Monday, 6 June 2011

Holiday Week of Wonder

This week will start off my first major holiday of the year, so I'm in a rather happy mood. Unfortunately, this starts Wednesday and leaves only today and tomorrow (Mon and Tues) for work. I have therefore decided to spend these two days "profiling", organising and protecting my existing code. Refinement of the approximations may be continued but as this is a long process, I feel there is not enough time to warrant starting what I will only pick up again after a weeks break.

I'm also hoping the clearer and more organised code will help in understanding the behaviour of some of the algorithms; such as why, when taking into account all parts of the grid containing vertices, the vertices stick to the outside of their parent section (as shown in my previous post).

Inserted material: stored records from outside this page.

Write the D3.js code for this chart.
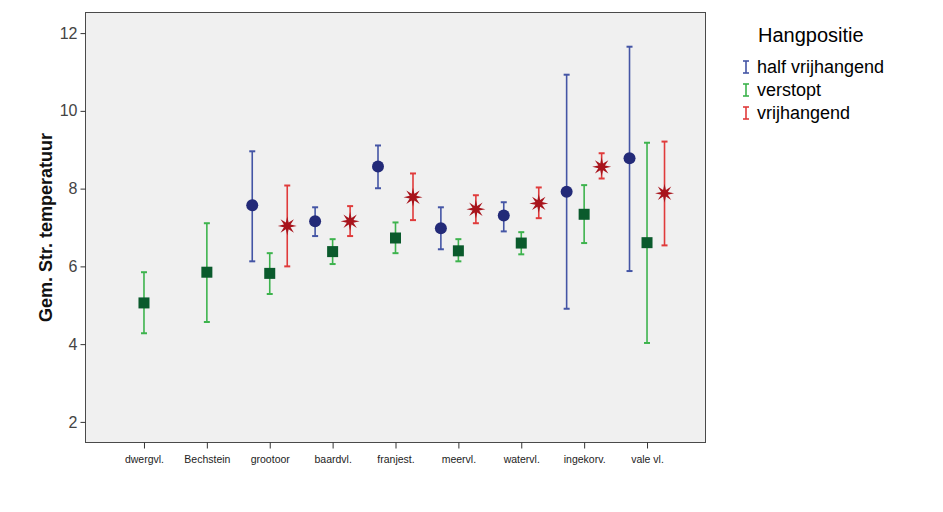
<!DOCTYPE html>
<html><head><meta charset="utf-8">
<script src="https://cdn.jsdelivr.net/npm/d3@7"></script>
<style>body{margin:0;background:#fff;} svg{display:block;font-family:"Liberation Sans",Arial,sans-serif;}</style>
</head><body>
<script>
const categories = ["dwergvl.","Bechstein","grootoor","baardvl.","franjest.","meervl.","watervl.","ingekorv.","vale vl."];
const seriesNames = ["half vrijhangend","verstopt","vrijhangend"];
// mean, lower, upper per category (null = no data)
const halfMean  = [null,null,7.57,7.16,8.57,6.98,7.31,7.92,8.78];
const halfLow   = [null,null,6.13,6.78,8.01,6.44,6.90,4.91,5.88];
const halfHigh  = [null,null,8.96,7.52,9.11,7.52,7.65,10.93,11.65];
const verMean   = [5.06,5.85,5.82,6.38,6.73,6.40,6.60,7.34,6.61];
const verLow    = [4.28,4.57,5.29,6.06,6.34,6.13,6.31,6.60,4.03];
const verHigh   = [5.85,7.11,6.34,6.70,7.13,6.70,6.88,8.09,9.18];
const vrijMean  = [null,null,7.04,7.16,7.78,7.47,7.62,8.56,7.88];
const vrijLow   = [null,null,6.00,6.78,7.19,7.11,7.24,8.26,6.54];
const vrijHigh  = [null,null,8.08,7.55,8.39,7.83,8.03,8.91,9.21];
const yTicks = [2,4,6,8,10,12];
const yLabel = "Gem. Str. temperatuur";
const legendTitle = "Hangpositie";

const W=943,H=512;
const L=85.5,T=12.5,R=705.5,B=442.5;
const svg=d3.select("body").append("svg").attr("width",W).attr("height",H);
const x=d3.scalePoint().domain(categories).range([L,R]).padding(0.93);
const y=d3.scaleLinear().domain([1.47,12.53]).range([B,T]);

svg.append("rect").attr("x",L).attr("y",T).attr("width",R-L).attr("height",B-T)
  .attr("fill","#f0f0f0").attr("stroke","#4a4a4a").attr("stroke-width",1);

const yAxis=svg.append("g").attr("transform",`translate(${L},0)`)
  .call(d3.axisLeft(y).tickValues(yTicks).tickSize(5).tickPadding(3).tickFormat(d3.format("d")));
yAxis.select(".domain").remove();
yAxis.selectAll("line").attr("stroke","#333");
yAxis.selectAll("text").attr("font-size",16).attr("fill","#444").attr("font-family","Liberation Sans, Arial");

const xAxis=svg.append("g").attr("transform",`translate(0,${B})`)
  .call(d3.axisBottom(x).tickSize(6).tickPadding(7));
xAxis.select(".domain").remove();
xAxis.selectAll("line").attr("stroke","#333");
xAxis.selectAll("text").attr("font-size",10.5).attr("fill","#222").attr("font-family","Liberation Sans, Arial");

svg.append("text").attr("transform",`translate(52,${(T+B)/2}) rotate(-90)`)
  .attr("text-anchor","middle").attr("font-size",18).attr("font-weight","bold").attr("fill","#111").text(yLabel);

const series=[
 {name:seriesNames[0],mean:halfMean,lo:halfLow,hi:halfHigh,off:-17.5,bar:"#4455a5",mark:"#232a78",shape:"circle"},
 {name:seriesNames[1],mean:verMean,lo:verLow,hi:verHigh,off:0,bar:"#3db34d",mark:"#0a5a2c",shape:"square"},
 {name:seriesNames[2],mean:vrijMean,lo:vrijLow,hi:vrijHigh,off:17.5,bar:"#e03b3b",mark:"#a8141c",shape:"star"}
];
function starPath(ro,ri,n){let p=[];for(let i=0;i<2*n;i++){const a=Math.PI*i/n-Math.PI/2;const r=i%2?ri:ro;p.push([r*Math.cos(a),r*Math.sin(a)]);}return "M"+p.map(d=>d.join(",")).join("L")+"Z";}

series.forEach(s=>{
  const g=svg.append("g");
  categories.forEach((c,i)=>{
    if(s.mean[i]==null) return;
    const onlyOne = halfMean[i]==null && vrijMean[i]==null;
    const cx=x(c)+(onlyOne?0:s.off);
    const y1=y(s.hi[i]),y2=y(s.lo[i]),ym=y(s.mean[i]);
    g.append("line").attr("x1",cx).attr("x2",cx).attr("y1",y1).attr("y2",y2).attr("stroke",s.bar).attr("stroke-width",1.6);
    [y1,y2].forEach(yy=>g.append("line").attr("x1",cx-3).attr("x2",cx+3).attr("y1",yy).attr("y2",yy).attr("stroke",s.bar).attr("stroke-width",2));
    if(s.shape==="circle") g.append("circle").attr("cx",cx).attr("cy",ym).attr("r",6).attr("fill",s.mark);
    else if(s.shape==="square") g.append("rect").attr("x",cx-5.5).attr("y",ym-5.5).attr("width",11).attr("height",11).attr("fill",s.mark);
    else g.append("path").attr("d",starPath(9.5,3.6,8)).attr("transform",`translate(${cx},${ym})`).attr("fill",s.mark);
  });
});

// legend
const lg=svg.append("g");
lg.append("text").attr("x",758).attr("y",42).attr("font-size",20).attr("fill","#000").text(legendTitle);
series.forEach((s,i)=>{
  const yy=67+i*23;
  const gx=746;
  lg.append("line").attr("x1",gx).attr("x2",gx).attr("y1",yy-6).attr("y2",yy+6).attr("stroke",s.bar).attr("stroke-width",1.6);
  [yy-6,yy+6].forEach(v=>lg.append("line").attr("x1",gx-3).attr("x2",gx+3).attr("y1",v).attr("y2",v).attr("stroke",s.bar).attr("stroke-width",1.6));
  lg.append("text").attr("x",757).attr("y",yy+6).attr("font-size",18).attr("fill","#000").text(s.name);
});
</script>
</body></html>
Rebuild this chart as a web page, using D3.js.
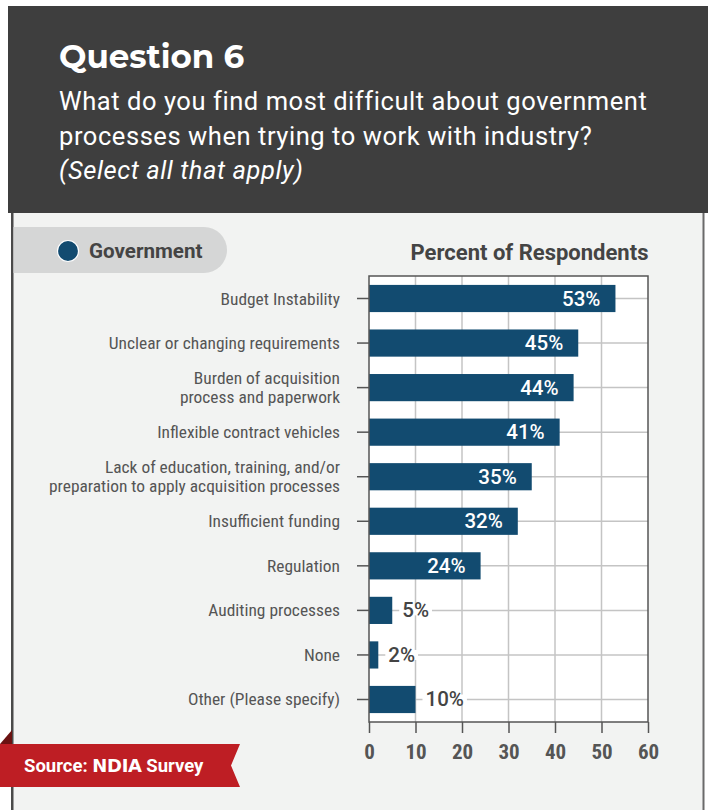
<!DOCTYPE html>
<html>
<head>
<meta charset="utf-8">
<script src="https://cdn.jsdelivr.net/npm/d3@7/dist/d3.min.js"></script>
<style>
  html, body { margin: 0; padding: 0; background: #ffffff; }
  svg { display: block; }
</style>
</head>
<body>
<svg id="chart" width="708" height="810"></svg>
<script>
// Survey responses: share of government respondents citing each difficulty
const categories = [
  ["Budget Instability"],
  ["Unclear or changing requirements"],
  ["Burden of acquisition", "process and paperwork"],
  ["Inflexible contract vehicles"],
  ["Lack of education, training, and/or", "preparation to apply acquisition processes"],
  ["Insufficient funding"],
  ["Regulation"],
  ["Auditing processes"],
  ["None"],
  ["Other (Please specify)"]
];
const values = [53, 45, 44, 41, 35, 32, 24, 5, 2, 10];
const xTicks = [0, 10, 20, 30, 40, 50, 60];

const titleText = "Question 6";
const questionLines = [
  "What do you find most difficult about government",
  "processes when trying to work with industry?"
];
const noteText = "(Select all that apply)";
const legendLabel = "Government";
const axisTitle = "Percent of Respondents";

const condensed = "'Roboto Condensed', 'Liberation Sans Narrow', 'Arial Narrow', 'DejaVu Sans Condensed', sans-serif";
const barColor = "#124b70";

const svg = d3.select("#chart");

// Light panel with dark left/right rule
svg.append("rect").attr("x", 12).attr("y", 200).attr("width", 692).attr("height", 620)
  .attr("fill", "#f2f3f2");
svg.append("rect").attr("x", 11).attr("y", 200).attr("width", 2.5).attr("height", 620).attr("fill", "#4a4a4a");
svg.append("rect").attr("x", 702.5).attr("y", 200).attr("width", 2).attr("height", 620).attr("fill", "#6a6a6a");

// Header block
svg.append("rect").attr("x", 8).attr("y", 6).attr("width", 710).attr("height", 207).attr("fill", "#3e3e3e");
svg.append("text").attr("x", 59).attr("y", 68)
  .attr("fill", "#ffffff").attr("font-family", "Montserrat, 'Open Sans', Roboto, sans-serif")
  .attr("font-weight", 700).attr("font-size", 32.5).text(titleText);
questionLines.forEach((t, i) => {
  svg.append("text").attr("x", 59).attr("y", 110 + i * 34.5)
    .attr("fill", "#ffffff").attr("font-family", "Roboto, sans-serif")
    .attr("font-size", 25.5).attr("letter-spacing", 0.56).text(t);
});
svg.append("text").attr("x", 59).attr("y", 179)
  .attr("fill", "#ffffff").attr("font-family", "Roboto, sans-serif")
  .attr("font-style", "italic").attr("font-size", 25.5).attr("letter-spacing", 0.56).text(noteText);

// Legend pill
svg.append("path")
  .attr("d", "M13.5,227 H204 A23,23 0 0 1 204,273 H13.5 Z")
  .attr("fill", "#d5d6d6");
svg.append("circle").attr("cx", 68).attr("cy", 251).attr("r", 10.5)
  .attr("fill", barColor).attr("stroke", "#ffffff").attr("stroke-width", 1.2);
svg.append("text").attr("x", 89).attr("y", 258)
  .attr("fill", "#444444").attr("font-family", "Roboto, sans-serif")
  .attr("font-weight", 700).attr("font-size", 20.6).text(legendLabel);

// Plot geometry
const plot = { left: 369, right: 648, top: 276, bottom: 722 };
const x = d3.scaleLinear().domain([0, 60]).range([plot.left, plot.right]);
const y = d3.scaleBand().domain(d3.range(categories.length))
  .range([plot.top, plot.bottom]).paddingInner(0.39).paddingOuter(0.2);

svg.append("text").attr("x", 529.5).attr("y", 260).attr("text-anchor", "middle")
  .attr("fill", "#444444").attr("font-family", "Roboto, sans-serif")
  .attr("font-weight", 700).attr("font-size", 22).text(axisTitle);

svg.append("rect").attr("x", plot.left).attr("y", plot.top)
  .attr("width", plot.right - plot.left).attr("height", plot.bottom - plot.top)
  .attr("fill", "#ffffff");

const g = svg.append("g");

// Vertical gridlines
g.selectAll("line.vgrid").data(xTicks.slice(1, -1)).join("line")
  .attr("x1", d => x(d)).attr("x2", d => x(d))
  .attr("y1", plot.top).attr("y2", plot.bottom)
  .attr("stroke", "#c4c4c4").attr("stroke-width", 1.5);

// Horizontal gridlines through category centres
g.selectAll("line.hgrid").data(d3.range(categories.length)).join("line")
  .attr("x1", plot.left).attr("x2", plot.right)
  .attr("y1", i => y(i) + y.bandwidth() / 2).attr("y2", i => y(i) + y.bandwidth() / 2)
  .attr("stroke", "#c4c4c4").attr("stroke-width", 1.5);

// Bars
g.selectAll("rect.bar").data(values).join("rect")
  .attr("x", x(0)).attr("y", (d, i) => y(i))
  .attr("width", d => x(d) - x(0)).attr("height", y.bandwidth())
  .attr("fill", barColor);

// Frame
svg.append("rect").attr("x", plot.left).attr("y", plot.top)
  .attr("width", plot.right - plot.left).attr("height", plot.bottom - plot.top)
  .attr("fill", "none").attr("stroke", "#555555").attr("stroke-width", 1.5);

// Value labels: inside the bar when it is long enough, otherwise after it
const valueFont = "Roboto, sans-serif";
values.forEach((v, i) => {
  const cy = y(i) + y.bandwidth() / 2;
  const inside = v >= 20;
  const label = v + "%";
  if (inside) {
    svg.append("text").attr("x", x(v) - 15).attr("y", cy + 7)
      .attr("text-anchor", "end").attr("fill", "#ffffff")
      .attr("font-family", valueFont).attr("font-weight", 500).attr("font-size", 20.5)
      .text(label);
  } else {
    const t = svg.append("text").attr("x", x(v) + 10).attr("y", cy + 7)
      .attr("fill", "#444444")
      .attr("font-family", valueFont).attr("font-weight", 500).attr("font-size", 20.5)
      .text(label);
    const bb = t.node().getBBox();
    svg.insert("rect", () => t.node())
      .attr("x", bb.x - 3).attr("y", cy - 5).attr("width", bb.width + 6).attr("height", 10)
      .attr("fill", "#ffffff");
  }
});

// Category axis
const yAxis = d3.axisLeft(y).tickSize(12).tickPadding(0).tickFormat("");
const ya = svg.append("g").attr("transform", `translate(${plot.left},0)`).call(yAxis);
ya.select(".domain").remove();
ya.selectAll(".tick line").attr("stroke", "#555555").attr("stroke-width", 1.5);
ya.selectAll(".tick").each(function(i) {
  const lines = categories[i];
  const t = d3.select(this).append("text")
    .attr("x", -29).attr("text-anchor", "end")
    .attr("fill", "#555555").attr("font-family", condensed).attr("font-size", 17.4);
  const lh = 19;
  const y0 = -((lines.length - 1) * lh) / 2 + 6;
  lines.forEach((ln, k) => {
    t.append("tspan").attr("x", -29).attr("y", y0 + k * lh).text(ln);
  });
});

// Value axis
const xAxis = d3.axisBottom(x).tickValues(xTicks).tickSize(11).tickPadding(11).tickFormat(d3.format("d"));
const xa = svg.append("g").attr("transform", `translate(0,${plot.bottom})`).call(xAxis);
xa.select(".domain").remove();
xa.selectAll(".tick line").attr("stroke", "#555555").attr("stroke-width", 1.5);
xa.selectAll(".tick text").attr("fill", "#555555")
  .attr("font-family", condensed).attr("font-weight", 700).attr("font-size", 21);

// Source ribbon
svg.append("path").attr("d", "M0,744 L12,730 L12,744 Z").attr("fill", "#6b1212");
svg.append("path").attr("d", "M0,744 H240 L231,765.5 L240,787 H0 Z").attr("fill", "#be1e24");
const src = svg.append("text").attr("x", 24).attr("y", 772)
  .attr("fill", "#ffffff").attr("font-family", "Roboto, sans-serif")
  .attr("font-weight", 700).attr("font-size", 18.5);
src.append("tspan").text("Source: ");
src.append("tspan").attr("font-family", "'DejaVu Sans', sans-serif").attr("font-weight", 700)
  .attr("font-size", 18).attr("letter-spacing", -0.3).text("NDIA");
src.append("tspan").text(" Survey");
</script>
</body>
</html>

This is most likely to be my last post until I return next Tuesday, unless I discover anything interesting hidden in my work, so for now, have a fun week working and lets all prayer the weather clears up, and don't let the thought of me relaxing in the middle of a field, with the sun shining down on me, drinking an ice cold beer, put you off your work.

<EDIT>

Having monitored the output from a single randomly chosen vertex (I chose vertices[0] heh, totally random), and printed the coordinates and grid reference in order to watch its path. The test runs 50 iterations per coarse level.

During the beginning of each level, there is a quick movement due to the change in the environment (two vertices being placed in the same place as one for example). This "cools" off due to the cooling scheme as the level progresses. These changes become less powerful as levels pass.

In the last 2 levels, the vertex skips between two grid squares, suggesting the forces push it out of one, then the forces from the new square push it back. Peculiar behaviour. I will need to check with the forces between vertex and grid to see what's causing this but it seems likely the forces do not match up (they're "unfair").